Question 2 Inflation Premium [4 points]: Assume that expected rates of inflation over the next 5 years are 4 percent, 7 percent, 10 percent, 10 percent, and 9 percent, respectively. What is the inflation premium on a three-year bond (i.e., IP3), and what is the inflation premium on a five-year bond (i.e., IP5)?
Question 3 Inflation and Interest Rate [6 points]: Suppose that inflation currently is about 2 percent. Last year, the Fed took action to maintain inflation at this level. Now, the economy is starting to grow too quickly, and reports indicate that inflation is expected to increase during the next five years. Assume that the rate of inflation expected for the next year (Year 1) is 2 percent; the following year (Year 2) it is expected to be 3 percent; three years from now (Year 3) it is expected to be 5 percent; and every year thereafter, it is expected to settle at 4 percent (Year 4 to Year 5).
a) What was the average expected inflation rate over the next five years (Year 1 through Year 5)?
b) What average nominal interest rate would be expected on five-year Treasury securities, given that the real risk-free rate of return is 2 percent?
Question 4 MRP and DRP [6 points]: Suppose that todays Wall Street Journal reports the yield on Treasury bills maturing in 30 days is 4 percent, the yield on Treasury bonds maturing in 10 years is 6 percent, and the yield on a bond issued by Nextel Communications that matures in six years is 7 percent. Also, today the Federal Reserve announced that inflation is expected to be 2.0 percent during the next 12 months. There is a maturity risk premium (MRP) associated with all bonds with maturities equal to one year or more. Assume Nextels bond is very liquid, and thus it has no liquidity premium.

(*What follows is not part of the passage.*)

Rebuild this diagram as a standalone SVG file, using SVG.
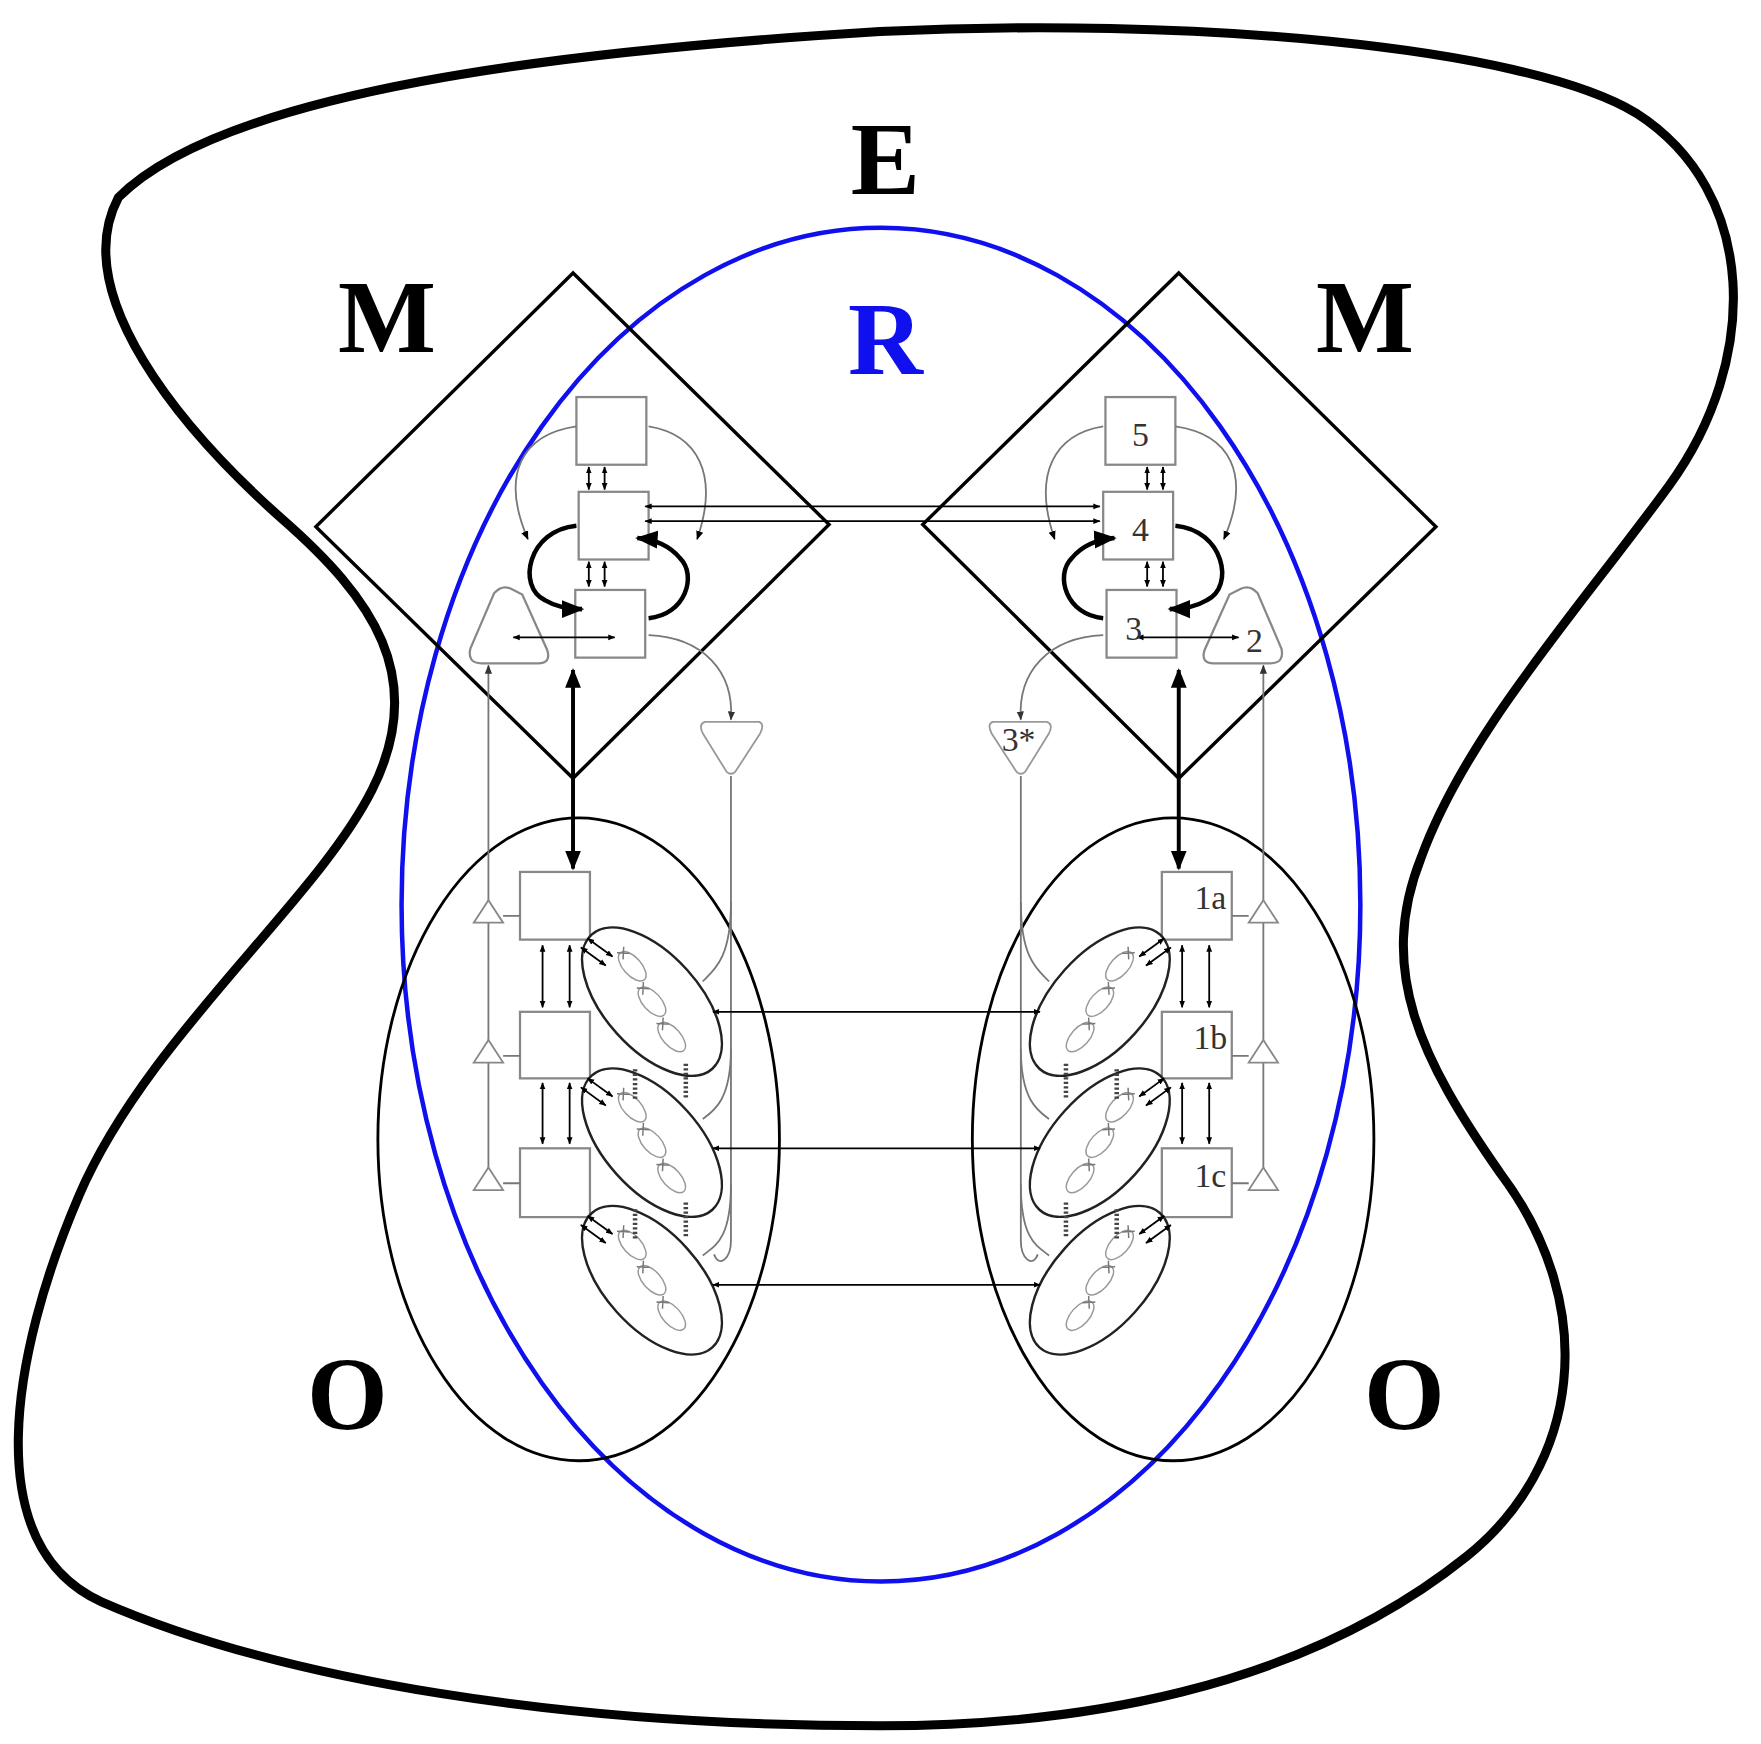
<svg xmlns="http://www.w3.org/2000/svg" width="1761" height="1744" viewBox="0 0 1761 1744">
<defs>
<marker id="a" viewBox="0 0 10 10" refX="9" refY="5" markerWidth="5" markerHeight="5" orient="auto-start-reverse"><path d="M0,1 L10,5 L0,9 z" fill="#000"/></marker>
<marker id="ag" viewBox="0 0 10 10" refX="9" refY="5" markerWidth="5" markerHeight="5" orient="auto-start-reverse"><path d="M0,1 L10,5 L0,9 z" fill="#333"/></marker>
<marker id="ab" viewBox="0 0 10 10" refX="9" refY="5" markerWidth="4" markerHeight="4" orient="auto-start-reverse"><path d="M0,1 L10,5 L0,9 z" fill="#000"/></marker>
<g id="eg">
<ellipse cx="0" cy="0" rx="80" ry="42" fill="#fff" stroke="#222" stroke-width="2.2"/>
<ellipse cx="35" cy="-8" rx="16" ry="8" fill="none" stroke="#999" stroke-width="1.3"/>
<ellipse cx="0" cy="0" rx="16" ry="8" fill="none" stroke="#999" stroke-width="1.3"/>
<ellipse cx="-35" cy="8" rx="16" ry="8" fill="none" stroke="#999" stroke-width="1.3"/>
<path d="M45,-14 l8,8 M45,-6 l8,-8 M10,-6 l8,8 M10,2 l8,-8 M-25,2 l8,8 M-25,10 l8,-8" stroke="#777" stroke-width="1.3"/>
</g>
</defs>
<style>
.big{font-family:"Liberation Serif",serif;font-weight:bold;font-size:92px;text-anchor:middle}
.lab{font-family:"Liberation Serif",serif;font-size:30px;fill:#333}
.bx{fill:#fff;stroke:#888;stroke-width:2}
.g{fill:none;stroke:#777;stroke-width:1.6}
.k{fill:none;stroke:#000;stroke-width:1.6}
.d{fill:none;stroke:#000;stroke-width:1.6;marker-start:url(#ab);marker-end:url(#ab)}
.kk{fill:none;stroke:#000;stroke-width:4}
</style>
<rect width="1761" height="1744" fill="#fff"/>
<g transform="scale(1.128)">
<g id="environment">
<path d="M105,175 C200,80 500,45 780,28 C1050,15 1350,40 1450,100 C1560,170 1560,320 1480,430 C1400,540 1300,650 1260,760 C1220,860 1260,940 1330,1040 C1420,1160 1400,1300 1300,1380 C1150,1500 950,1530 780,1530 C500,1530 250,1490 90,1420 C-20,1370 10,1200 70,1060 C130,920 280,800 330,700 C380,600 330,530 250,460 C160,380 60,260 105,175 Z" fill="none" stroke="#000" stroke-width="8"/>
<text class="big" x="785" y="172">E</text>
</g>
<g id="realm">
<ellipse cx="781" cy="802" rx="425" ry="600" fill="none" stroke="#1010ee" stroke-width="4"/>
<text class="big" x="785" y="332" fill="#1010ee">R</text>
</g>
<g id="systemR">
<g id="sysR">
<polygon points="1045,242 1273,467 1045,690 818,465" fill="none" stroke="#000" stroke-width="3"/>
<ellipse cx="1040" cy="1010" rx="178" ry="285" fill="none" stroke="#000" stroke-width="2.5"/>
<rect class="bx" x="980" y="352" width="62" height="60"/>
<rect class="bx" x="978" y="436" width="62" height="60"/>
<rect class="bx" x="981" y="523" width="62" height="60"/>
<path d="M1100,522 Q1108,518 1115,526 L1136,575 Q1139,588 1126,588 L1076,588 Q1064,588 1068,576 L1090,527 Z" fill="#fff" stroke="#888" stroke-width="2"/>
<path d="M880,640 L928,640 Q934,642 930,650 L909,684 Q905,688 901,684 L879,650 Q875,642 880,640 Z" fill="#fff" stroke="#999" stroke-width="1.6"/>
<path class="d" d="M1017,414 L1017,434"/>
<path class="d" d="M1031,414 L1031,434"/>
<path class="d" d="M1017,498 L1017,520"/>
<path class="d" d="M1031,498 L1031,520"/>
<path class="g" d="M978,378 C935,385 915,420 935,478" marker-end="url(#a)"/>
<path class="g" d="M1042,378 C1090,385 1110,420 1085,478" marker-end="url(#a)"/>
<path class="kk" d="M978,548 C945,545 935,510 950,495 C960,483 975,478 988,477" marker-end="url(#a)"/>
<path class="kk" d="M1042,466 C1085,470 1095,520 1070,532 C1060,538 1048,540 1037,540" marker-end="url(#a)"/>
<path class="d" d="M1008,565 L1098,565"/>
<path class="g" d="M978,563 C930,565 902,595 905,638" marker-end="url(#ag)"/>
<path d="M1045,594 L1045,770" fill="none" stroke="#000" stroke-width="3.5" marker-start="url(#a)" marker-end="url(#a)"/>
<path class="g" d="M1120,590 L1120,1042" marker-start="url(#ag)"/>
<path class="g" d="M905,688 L905,1100 C905,1115 915,1125 920,1112"/>
<path class="g" d="M905,800 C905,850 920,860 930,870 M905,930 C905,975 920,985 930,992 M905,1050 C905,1100 920,1105 930,1113"/>
<rect class="bx" x="1030" y="773" width="62" height="60"/>
<rect class="bx" x="1030" y="897" width="62" height="59"/>
<rect class="bx" x="1030" y="1018" width="62" height="61"/>
<path d="M1120,798 L1133,818 L1107,818 Z M1120,922 L1133,942 L1107,942 Z M1120,1035 L1133,1055 L1107,1055 Z" fill="#fff" stroke="#888" stroke-width="1.6"/>
<path class="g" d="M1092,812 L1107,812 M1092,936 L1107,936 M1092,1049 L1107,1049"/>
<path class="d" d="M1048,838 L1048,893"/>
<path class="d" d="M1072,838 L1072,893"/>
<path class="d" d="M1048,960 L1048,1014"/>
<path class="d" d="M1072,960 L1072,1014"/>
<use href="#eg" transform="translate(975,888) rotate(-48)"/>
<use href="#eg" transform="translate(975,1013) rotate(-48)"/>
<use href="#eg" transform="translate(975,1135) rotate(-48)"/>
<path class="d" d="M1010,848 L1032,832"/>
<path class="d" d="M1016,856 L1038,840"/>
<path class="d" d="M1010,972 L1032,956"/>
<path class="d" d="M1016,980 L1038,964"/>
<path class="d" d="M1010,1094 L1032,1078"/>
<path class="d" d="M1016,1102 L1038,1086"/>
<path d="M945,943 l0,30 M990,948 l0,28 M945,1066 l0,30 M990,1072 l0,28" stroke="#444" stroke-width="4" stroke-dasharray="2 2"/>
</g>
<text class="lab" x="1011" y="395" text-anchor="middle" font-size="36">5</text>
<text class="lab" x="1011" y="480" text-anchor="middle" font-size="36">4</text>
<text class="lab" x="1005" y="567" text-anchor="middle" font-size="36">3</text>
<text class="lab" x="1112" y="578" text-anchor="middle" font-size="36">2</text>
<text class="lab" x="903" y="666" text-anchor="middle" font-size="20" fill="#999">3*</text>
<text class="lab" x="1073" y="806" text-anchor="middle">1a</text>
<text class="lab" x="1073" y="930" text-anchor="middle">1b</text>
<text class="lab" x="1073" y="1052" text-anchor="middle">1c</text>
<text class="big" x="1210" y="312">M</text>
<text class="big" x="1245" y="1267">O</text>
</g>
<g id="systemL">
<use href="#sysR" transform="translate(1553,0) scale(-1,1)"/>
<text class="big" x="343" y="312">M</text>
<text class="big" x="308" y="1267">O</text>
</g>
<g id="connectors">
<path class="d" d="M572,449 L975,449"/>
<path class="d" d="M572,462 L975,462"/>
<path class="d" d="M632,897 L922,897"/>
<path class="d" d="M632,1018 L922,1018"/>
<path class="d" d="M632,1139 L922,1139"/>
</g>
</g>
</svg>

a) Assume that the increase in the MRP each year is the same and the total MRP is the same for bonds with maturities equal to 10 years and greater that is, MRP is at its maximum for bonds with maturities equal to 10 years and greater. What is the MRP per year?
b) What is the default risk premium associated with Nextels bond.
c) What is the real-risk free rate of return?